Code that draws figures:
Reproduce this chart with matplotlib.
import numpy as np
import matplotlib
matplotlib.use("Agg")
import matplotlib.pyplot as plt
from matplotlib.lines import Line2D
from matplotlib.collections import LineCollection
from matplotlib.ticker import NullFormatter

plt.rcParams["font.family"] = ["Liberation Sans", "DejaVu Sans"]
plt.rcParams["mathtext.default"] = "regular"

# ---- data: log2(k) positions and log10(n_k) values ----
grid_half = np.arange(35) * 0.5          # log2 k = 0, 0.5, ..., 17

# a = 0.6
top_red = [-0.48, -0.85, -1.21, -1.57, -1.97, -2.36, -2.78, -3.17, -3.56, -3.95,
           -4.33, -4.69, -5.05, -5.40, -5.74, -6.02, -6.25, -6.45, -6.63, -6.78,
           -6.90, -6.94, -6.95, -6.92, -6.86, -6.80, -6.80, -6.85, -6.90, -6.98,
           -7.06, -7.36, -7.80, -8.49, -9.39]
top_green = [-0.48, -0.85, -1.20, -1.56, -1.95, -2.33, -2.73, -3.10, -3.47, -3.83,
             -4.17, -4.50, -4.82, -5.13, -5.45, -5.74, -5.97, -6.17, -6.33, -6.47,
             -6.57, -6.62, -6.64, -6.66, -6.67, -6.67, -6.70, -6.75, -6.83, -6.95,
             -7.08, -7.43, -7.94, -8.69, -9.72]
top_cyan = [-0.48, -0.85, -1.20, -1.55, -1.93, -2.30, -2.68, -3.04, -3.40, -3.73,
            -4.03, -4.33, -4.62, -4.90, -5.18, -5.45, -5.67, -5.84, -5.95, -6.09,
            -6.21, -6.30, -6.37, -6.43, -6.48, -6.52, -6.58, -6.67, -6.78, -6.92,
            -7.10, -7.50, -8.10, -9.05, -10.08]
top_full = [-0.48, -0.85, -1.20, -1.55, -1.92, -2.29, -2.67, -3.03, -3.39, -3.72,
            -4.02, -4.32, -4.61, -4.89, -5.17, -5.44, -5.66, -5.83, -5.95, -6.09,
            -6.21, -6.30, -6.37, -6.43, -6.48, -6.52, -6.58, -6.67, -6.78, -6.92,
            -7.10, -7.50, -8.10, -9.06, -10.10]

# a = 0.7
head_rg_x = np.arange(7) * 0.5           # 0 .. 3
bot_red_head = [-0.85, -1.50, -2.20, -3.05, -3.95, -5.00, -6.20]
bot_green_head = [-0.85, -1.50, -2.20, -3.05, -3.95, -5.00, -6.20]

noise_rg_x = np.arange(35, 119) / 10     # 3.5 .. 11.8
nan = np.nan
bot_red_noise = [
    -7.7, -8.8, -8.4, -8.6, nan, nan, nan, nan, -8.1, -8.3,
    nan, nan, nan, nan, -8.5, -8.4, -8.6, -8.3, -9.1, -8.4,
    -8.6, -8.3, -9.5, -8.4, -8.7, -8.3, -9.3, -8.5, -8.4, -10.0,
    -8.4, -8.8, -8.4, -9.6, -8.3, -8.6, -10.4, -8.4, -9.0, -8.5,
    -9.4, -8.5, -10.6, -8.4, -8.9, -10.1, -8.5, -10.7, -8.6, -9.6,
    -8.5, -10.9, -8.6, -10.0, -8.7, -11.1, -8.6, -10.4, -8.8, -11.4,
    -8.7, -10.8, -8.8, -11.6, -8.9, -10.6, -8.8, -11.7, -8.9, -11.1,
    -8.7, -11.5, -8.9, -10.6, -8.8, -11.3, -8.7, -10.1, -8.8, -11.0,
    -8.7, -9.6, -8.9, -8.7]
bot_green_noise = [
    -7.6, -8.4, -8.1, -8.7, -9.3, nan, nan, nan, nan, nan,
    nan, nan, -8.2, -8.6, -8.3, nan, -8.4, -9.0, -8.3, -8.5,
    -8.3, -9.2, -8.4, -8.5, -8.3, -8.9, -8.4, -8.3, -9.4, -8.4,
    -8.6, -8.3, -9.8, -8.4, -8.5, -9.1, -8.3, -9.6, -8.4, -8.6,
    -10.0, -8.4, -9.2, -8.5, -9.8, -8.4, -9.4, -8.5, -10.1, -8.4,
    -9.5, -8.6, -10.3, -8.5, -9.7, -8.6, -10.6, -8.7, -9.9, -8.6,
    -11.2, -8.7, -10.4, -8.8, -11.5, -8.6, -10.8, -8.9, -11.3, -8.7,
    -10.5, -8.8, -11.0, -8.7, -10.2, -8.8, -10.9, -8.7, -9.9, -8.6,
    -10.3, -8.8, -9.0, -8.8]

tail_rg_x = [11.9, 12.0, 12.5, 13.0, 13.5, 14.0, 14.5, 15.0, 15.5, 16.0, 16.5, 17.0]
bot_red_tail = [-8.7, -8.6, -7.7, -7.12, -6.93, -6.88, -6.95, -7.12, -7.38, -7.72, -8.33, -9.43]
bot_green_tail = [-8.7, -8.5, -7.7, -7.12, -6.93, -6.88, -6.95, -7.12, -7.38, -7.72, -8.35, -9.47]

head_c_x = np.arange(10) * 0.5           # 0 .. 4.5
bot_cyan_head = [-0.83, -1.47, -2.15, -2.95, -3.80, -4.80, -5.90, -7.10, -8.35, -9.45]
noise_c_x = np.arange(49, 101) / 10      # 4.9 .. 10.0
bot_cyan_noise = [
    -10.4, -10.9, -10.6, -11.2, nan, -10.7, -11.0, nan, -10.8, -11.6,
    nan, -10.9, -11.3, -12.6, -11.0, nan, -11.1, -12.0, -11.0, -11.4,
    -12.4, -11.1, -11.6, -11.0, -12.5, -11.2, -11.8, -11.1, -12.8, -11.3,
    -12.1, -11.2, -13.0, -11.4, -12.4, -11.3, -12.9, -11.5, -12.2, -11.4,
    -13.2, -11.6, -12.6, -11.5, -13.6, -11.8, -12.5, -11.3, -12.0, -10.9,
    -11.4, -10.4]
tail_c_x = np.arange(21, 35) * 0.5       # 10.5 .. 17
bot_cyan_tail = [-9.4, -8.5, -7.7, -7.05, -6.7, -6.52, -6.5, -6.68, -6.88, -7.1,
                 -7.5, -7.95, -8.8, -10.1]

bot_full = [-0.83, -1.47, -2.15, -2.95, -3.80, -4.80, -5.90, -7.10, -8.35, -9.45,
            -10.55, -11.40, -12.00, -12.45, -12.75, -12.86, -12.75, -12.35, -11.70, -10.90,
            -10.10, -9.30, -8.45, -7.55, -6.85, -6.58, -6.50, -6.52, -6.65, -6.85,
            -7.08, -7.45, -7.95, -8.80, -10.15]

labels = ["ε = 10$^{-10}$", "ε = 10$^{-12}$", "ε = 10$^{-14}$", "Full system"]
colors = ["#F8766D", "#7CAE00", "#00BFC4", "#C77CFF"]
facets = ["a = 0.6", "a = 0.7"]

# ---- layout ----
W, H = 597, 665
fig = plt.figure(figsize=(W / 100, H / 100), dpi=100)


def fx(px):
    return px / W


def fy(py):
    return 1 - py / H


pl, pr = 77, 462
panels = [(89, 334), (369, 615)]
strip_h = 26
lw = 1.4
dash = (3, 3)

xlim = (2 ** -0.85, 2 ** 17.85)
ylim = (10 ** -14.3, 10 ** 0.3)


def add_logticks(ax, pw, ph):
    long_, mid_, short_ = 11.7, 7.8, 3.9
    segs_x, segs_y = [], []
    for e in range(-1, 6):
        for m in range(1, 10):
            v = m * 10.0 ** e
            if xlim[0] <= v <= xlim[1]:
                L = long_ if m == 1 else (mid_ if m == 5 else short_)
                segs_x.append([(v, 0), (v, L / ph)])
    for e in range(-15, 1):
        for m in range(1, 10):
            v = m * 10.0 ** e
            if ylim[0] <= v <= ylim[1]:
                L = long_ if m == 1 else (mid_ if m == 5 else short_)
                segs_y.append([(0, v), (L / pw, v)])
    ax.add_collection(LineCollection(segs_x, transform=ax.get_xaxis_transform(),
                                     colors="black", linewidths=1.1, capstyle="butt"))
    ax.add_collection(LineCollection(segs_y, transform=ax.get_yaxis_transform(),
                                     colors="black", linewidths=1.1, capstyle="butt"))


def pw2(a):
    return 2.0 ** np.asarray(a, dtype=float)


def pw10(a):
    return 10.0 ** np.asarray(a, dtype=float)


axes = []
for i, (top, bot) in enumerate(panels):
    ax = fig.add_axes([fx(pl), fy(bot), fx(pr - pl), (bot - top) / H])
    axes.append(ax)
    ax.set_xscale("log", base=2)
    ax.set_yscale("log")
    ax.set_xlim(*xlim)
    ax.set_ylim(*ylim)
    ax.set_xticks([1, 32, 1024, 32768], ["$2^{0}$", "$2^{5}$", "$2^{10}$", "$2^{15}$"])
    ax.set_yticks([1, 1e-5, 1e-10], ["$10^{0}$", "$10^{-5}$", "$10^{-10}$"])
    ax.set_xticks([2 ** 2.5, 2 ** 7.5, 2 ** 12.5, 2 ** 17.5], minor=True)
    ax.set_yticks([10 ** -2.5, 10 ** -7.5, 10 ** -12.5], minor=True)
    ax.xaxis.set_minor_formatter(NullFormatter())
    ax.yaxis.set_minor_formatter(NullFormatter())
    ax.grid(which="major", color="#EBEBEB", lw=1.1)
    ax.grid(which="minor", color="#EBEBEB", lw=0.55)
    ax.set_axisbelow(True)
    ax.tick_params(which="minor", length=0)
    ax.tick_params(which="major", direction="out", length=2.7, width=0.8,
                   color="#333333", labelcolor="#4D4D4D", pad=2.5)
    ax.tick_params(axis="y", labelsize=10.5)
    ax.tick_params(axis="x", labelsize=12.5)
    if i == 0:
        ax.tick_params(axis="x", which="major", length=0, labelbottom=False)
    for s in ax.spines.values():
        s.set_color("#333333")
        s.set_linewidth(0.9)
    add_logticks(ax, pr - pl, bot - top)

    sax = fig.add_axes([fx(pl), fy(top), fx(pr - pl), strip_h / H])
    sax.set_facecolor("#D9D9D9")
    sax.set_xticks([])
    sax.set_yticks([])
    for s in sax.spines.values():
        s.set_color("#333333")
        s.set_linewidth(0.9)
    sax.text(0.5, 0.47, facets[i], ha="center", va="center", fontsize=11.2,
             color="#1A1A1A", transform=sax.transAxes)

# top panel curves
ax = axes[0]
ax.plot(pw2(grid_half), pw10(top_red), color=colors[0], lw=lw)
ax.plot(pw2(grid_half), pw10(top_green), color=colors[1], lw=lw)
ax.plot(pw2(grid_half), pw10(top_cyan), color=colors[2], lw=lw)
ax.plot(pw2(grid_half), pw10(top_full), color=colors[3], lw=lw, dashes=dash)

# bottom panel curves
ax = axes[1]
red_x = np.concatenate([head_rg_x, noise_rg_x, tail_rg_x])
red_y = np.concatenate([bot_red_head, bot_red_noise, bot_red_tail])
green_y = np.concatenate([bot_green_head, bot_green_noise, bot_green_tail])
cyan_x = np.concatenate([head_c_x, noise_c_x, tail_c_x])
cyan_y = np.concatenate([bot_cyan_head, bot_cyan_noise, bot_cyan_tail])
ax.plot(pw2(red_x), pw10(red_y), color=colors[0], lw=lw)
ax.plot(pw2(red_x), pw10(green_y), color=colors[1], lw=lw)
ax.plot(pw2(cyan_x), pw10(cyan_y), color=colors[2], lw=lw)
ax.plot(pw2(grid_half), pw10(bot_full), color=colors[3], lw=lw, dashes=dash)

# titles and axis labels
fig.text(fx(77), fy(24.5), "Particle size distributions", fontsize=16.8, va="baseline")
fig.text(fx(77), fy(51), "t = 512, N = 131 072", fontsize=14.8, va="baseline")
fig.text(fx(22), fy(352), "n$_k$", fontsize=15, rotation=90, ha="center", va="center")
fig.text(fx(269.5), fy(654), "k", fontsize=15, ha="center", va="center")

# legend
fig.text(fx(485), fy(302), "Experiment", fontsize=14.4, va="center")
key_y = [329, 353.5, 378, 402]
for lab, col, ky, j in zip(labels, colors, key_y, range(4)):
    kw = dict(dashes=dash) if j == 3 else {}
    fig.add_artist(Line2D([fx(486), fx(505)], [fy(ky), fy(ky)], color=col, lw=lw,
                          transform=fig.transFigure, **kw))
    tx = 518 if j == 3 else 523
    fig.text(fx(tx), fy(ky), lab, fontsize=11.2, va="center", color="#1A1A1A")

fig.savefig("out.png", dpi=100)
==
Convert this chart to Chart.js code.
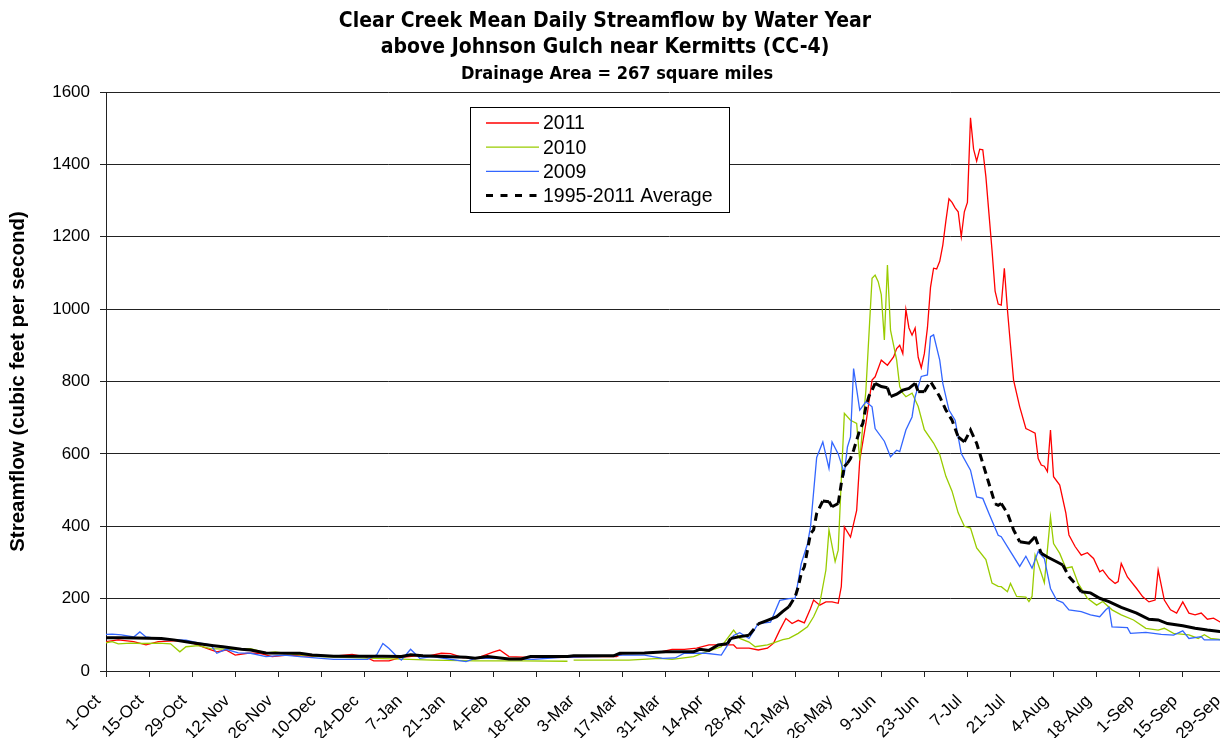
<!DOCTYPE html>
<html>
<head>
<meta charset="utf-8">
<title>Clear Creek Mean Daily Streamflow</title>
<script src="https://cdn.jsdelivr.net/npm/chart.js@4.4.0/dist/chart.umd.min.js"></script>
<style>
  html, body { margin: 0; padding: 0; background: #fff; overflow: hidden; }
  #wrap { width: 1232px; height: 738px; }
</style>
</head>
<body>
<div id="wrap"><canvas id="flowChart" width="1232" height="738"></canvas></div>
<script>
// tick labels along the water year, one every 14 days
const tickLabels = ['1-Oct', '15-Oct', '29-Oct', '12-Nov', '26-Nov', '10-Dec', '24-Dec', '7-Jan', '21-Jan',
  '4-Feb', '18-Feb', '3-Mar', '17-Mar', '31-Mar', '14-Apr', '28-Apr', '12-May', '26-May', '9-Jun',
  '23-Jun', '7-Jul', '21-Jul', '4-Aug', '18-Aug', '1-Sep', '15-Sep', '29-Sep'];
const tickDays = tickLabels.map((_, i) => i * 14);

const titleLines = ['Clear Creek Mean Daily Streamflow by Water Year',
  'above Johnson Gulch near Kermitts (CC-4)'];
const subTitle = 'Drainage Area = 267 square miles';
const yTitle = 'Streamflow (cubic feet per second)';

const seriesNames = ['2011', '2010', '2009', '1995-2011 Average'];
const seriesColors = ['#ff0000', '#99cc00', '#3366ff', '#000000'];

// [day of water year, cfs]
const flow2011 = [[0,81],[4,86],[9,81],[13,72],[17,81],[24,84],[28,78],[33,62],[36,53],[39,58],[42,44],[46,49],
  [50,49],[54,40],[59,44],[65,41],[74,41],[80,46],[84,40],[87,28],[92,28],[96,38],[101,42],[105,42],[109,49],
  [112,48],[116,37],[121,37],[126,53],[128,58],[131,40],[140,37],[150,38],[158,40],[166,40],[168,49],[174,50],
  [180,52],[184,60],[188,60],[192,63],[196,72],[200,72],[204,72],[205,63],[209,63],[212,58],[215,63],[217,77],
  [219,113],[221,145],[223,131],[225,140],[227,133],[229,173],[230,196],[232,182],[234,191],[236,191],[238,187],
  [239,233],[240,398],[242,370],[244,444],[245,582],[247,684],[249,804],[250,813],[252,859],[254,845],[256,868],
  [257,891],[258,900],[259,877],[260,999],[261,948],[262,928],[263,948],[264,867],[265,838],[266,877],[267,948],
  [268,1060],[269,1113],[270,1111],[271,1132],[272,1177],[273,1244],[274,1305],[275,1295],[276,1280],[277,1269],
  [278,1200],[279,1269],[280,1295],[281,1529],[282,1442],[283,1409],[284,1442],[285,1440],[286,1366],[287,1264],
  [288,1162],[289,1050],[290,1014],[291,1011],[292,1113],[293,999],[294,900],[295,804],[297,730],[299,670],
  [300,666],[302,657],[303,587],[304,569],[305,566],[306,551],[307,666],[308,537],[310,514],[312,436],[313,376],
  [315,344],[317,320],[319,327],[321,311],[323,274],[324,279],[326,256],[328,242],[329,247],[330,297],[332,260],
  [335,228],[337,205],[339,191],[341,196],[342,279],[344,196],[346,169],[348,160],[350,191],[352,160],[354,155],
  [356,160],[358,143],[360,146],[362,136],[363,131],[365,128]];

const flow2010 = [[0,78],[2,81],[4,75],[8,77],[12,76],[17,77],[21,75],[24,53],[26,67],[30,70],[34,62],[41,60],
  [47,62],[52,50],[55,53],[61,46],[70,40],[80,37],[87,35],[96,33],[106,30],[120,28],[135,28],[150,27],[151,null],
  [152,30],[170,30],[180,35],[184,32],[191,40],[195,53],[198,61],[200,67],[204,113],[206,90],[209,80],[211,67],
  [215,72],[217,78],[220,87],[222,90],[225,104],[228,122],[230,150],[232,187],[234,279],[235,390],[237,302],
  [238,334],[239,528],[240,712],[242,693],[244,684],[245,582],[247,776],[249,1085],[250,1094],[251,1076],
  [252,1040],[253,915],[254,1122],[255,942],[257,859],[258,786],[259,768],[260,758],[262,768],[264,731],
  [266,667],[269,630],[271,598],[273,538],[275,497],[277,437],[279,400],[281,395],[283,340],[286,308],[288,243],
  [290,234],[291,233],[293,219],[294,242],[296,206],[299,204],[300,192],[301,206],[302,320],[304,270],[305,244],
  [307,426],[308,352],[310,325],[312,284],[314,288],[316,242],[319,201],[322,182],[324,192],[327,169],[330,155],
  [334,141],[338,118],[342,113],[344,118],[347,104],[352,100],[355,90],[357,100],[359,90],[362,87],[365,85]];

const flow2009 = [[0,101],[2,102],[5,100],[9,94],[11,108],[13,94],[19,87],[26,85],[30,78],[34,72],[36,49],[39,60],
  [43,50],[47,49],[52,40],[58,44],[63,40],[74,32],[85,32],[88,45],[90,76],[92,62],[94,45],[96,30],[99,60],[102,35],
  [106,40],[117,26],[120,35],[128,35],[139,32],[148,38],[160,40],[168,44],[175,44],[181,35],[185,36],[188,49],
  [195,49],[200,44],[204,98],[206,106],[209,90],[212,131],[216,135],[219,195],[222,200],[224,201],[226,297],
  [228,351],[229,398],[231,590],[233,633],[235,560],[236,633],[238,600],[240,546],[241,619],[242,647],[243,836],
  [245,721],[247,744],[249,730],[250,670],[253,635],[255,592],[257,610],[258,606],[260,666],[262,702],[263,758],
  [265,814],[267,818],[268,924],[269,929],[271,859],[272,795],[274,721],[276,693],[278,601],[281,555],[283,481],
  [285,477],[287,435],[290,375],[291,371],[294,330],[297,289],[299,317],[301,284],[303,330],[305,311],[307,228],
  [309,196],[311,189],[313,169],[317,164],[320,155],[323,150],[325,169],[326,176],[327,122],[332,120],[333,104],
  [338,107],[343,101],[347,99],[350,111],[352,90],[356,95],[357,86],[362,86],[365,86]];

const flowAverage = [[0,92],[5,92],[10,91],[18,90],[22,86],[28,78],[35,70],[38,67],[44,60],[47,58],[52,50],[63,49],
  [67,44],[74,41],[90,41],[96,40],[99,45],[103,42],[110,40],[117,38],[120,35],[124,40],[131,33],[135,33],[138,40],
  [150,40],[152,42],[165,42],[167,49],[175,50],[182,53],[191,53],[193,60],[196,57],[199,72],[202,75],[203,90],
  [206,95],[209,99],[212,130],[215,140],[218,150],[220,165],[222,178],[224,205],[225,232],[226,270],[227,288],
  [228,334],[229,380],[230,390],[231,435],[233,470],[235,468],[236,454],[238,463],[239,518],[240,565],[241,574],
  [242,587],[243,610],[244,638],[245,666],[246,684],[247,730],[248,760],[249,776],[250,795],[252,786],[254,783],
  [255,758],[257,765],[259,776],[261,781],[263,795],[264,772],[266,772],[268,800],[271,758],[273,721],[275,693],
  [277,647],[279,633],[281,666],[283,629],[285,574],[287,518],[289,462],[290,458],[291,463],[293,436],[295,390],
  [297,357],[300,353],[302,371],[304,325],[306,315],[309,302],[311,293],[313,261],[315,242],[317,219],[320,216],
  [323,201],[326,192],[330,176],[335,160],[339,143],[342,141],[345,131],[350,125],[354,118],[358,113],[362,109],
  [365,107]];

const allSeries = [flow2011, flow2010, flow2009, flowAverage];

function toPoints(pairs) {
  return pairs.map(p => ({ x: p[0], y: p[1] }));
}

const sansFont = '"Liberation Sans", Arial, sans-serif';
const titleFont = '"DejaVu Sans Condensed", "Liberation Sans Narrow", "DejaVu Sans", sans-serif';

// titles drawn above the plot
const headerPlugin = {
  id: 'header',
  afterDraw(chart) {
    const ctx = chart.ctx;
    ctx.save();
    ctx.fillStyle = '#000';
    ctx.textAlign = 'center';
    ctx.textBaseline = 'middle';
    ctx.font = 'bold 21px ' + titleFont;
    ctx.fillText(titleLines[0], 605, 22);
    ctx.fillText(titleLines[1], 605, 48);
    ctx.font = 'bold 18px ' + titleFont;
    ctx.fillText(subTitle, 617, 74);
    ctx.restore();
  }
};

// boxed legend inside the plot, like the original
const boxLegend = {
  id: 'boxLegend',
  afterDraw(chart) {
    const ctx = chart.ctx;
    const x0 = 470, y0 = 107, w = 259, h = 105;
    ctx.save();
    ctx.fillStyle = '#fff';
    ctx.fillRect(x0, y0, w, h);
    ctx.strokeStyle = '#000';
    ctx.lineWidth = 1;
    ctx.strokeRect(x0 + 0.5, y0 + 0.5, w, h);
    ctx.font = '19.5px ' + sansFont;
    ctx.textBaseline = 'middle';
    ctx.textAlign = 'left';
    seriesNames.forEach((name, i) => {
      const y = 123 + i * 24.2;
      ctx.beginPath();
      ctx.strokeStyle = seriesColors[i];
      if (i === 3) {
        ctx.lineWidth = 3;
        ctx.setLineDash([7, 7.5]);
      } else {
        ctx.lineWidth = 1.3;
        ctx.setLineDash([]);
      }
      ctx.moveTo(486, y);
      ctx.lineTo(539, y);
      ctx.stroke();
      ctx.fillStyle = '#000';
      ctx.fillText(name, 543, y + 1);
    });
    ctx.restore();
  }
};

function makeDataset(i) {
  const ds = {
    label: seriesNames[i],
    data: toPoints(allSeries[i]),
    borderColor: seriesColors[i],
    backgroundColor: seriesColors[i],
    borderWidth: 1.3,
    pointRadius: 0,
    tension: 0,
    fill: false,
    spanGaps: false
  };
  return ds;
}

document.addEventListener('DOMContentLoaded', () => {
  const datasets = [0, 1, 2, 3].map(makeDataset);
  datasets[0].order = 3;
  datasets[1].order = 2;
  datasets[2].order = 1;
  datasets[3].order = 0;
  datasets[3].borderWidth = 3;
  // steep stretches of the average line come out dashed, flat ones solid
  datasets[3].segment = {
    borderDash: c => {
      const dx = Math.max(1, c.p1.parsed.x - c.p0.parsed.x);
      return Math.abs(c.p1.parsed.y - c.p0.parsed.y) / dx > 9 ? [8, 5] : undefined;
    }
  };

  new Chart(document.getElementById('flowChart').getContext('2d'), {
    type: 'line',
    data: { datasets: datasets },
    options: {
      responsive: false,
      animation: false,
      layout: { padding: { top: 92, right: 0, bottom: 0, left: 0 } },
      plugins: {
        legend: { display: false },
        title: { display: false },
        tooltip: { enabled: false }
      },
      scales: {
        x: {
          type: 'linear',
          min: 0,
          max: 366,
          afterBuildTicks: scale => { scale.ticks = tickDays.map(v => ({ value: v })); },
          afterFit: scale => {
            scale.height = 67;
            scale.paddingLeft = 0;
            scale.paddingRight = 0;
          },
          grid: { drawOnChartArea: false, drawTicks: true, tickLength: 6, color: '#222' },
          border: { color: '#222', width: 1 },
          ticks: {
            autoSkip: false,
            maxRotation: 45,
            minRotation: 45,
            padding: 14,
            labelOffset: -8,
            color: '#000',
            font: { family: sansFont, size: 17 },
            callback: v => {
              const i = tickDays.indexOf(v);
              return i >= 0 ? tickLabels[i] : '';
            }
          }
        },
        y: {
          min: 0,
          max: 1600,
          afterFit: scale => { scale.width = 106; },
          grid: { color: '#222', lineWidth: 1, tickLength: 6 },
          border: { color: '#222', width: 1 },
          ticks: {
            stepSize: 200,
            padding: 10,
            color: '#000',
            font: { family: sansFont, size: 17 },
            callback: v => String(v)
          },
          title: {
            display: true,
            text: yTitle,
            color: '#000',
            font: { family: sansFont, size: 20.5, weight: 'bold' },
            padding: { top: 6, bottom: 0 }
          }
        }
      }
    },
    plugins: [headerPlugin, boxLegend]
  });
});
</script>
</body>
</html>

## Exercise directions
Return exactly the lines from the line that has "Reproduce this chart with matplotlib." to the line that has "grid_half = np.arange(35)", both of them included.

## The result
Reproduce this chart with matplotlib.
import numpy as np
import matplotlib
matplotlib.use("Agg")
import matplotlib.pyplot as plt
from matplotlib.lines import Line2D
from matplotlib.collections import LineCollection
from matplotlib.ticker import NullFormatter

plt.rcParams["font.family"] = ["Liberation Sans", "DejaVu Sans"]
plt.rcParams["mathtext.default"] = "regular"

# ---- data: log2(k) positions and log10(n_k) values ----
grid_half = np.arange(35) * 0.5          # log2 k = 0, 0.5, ..., 17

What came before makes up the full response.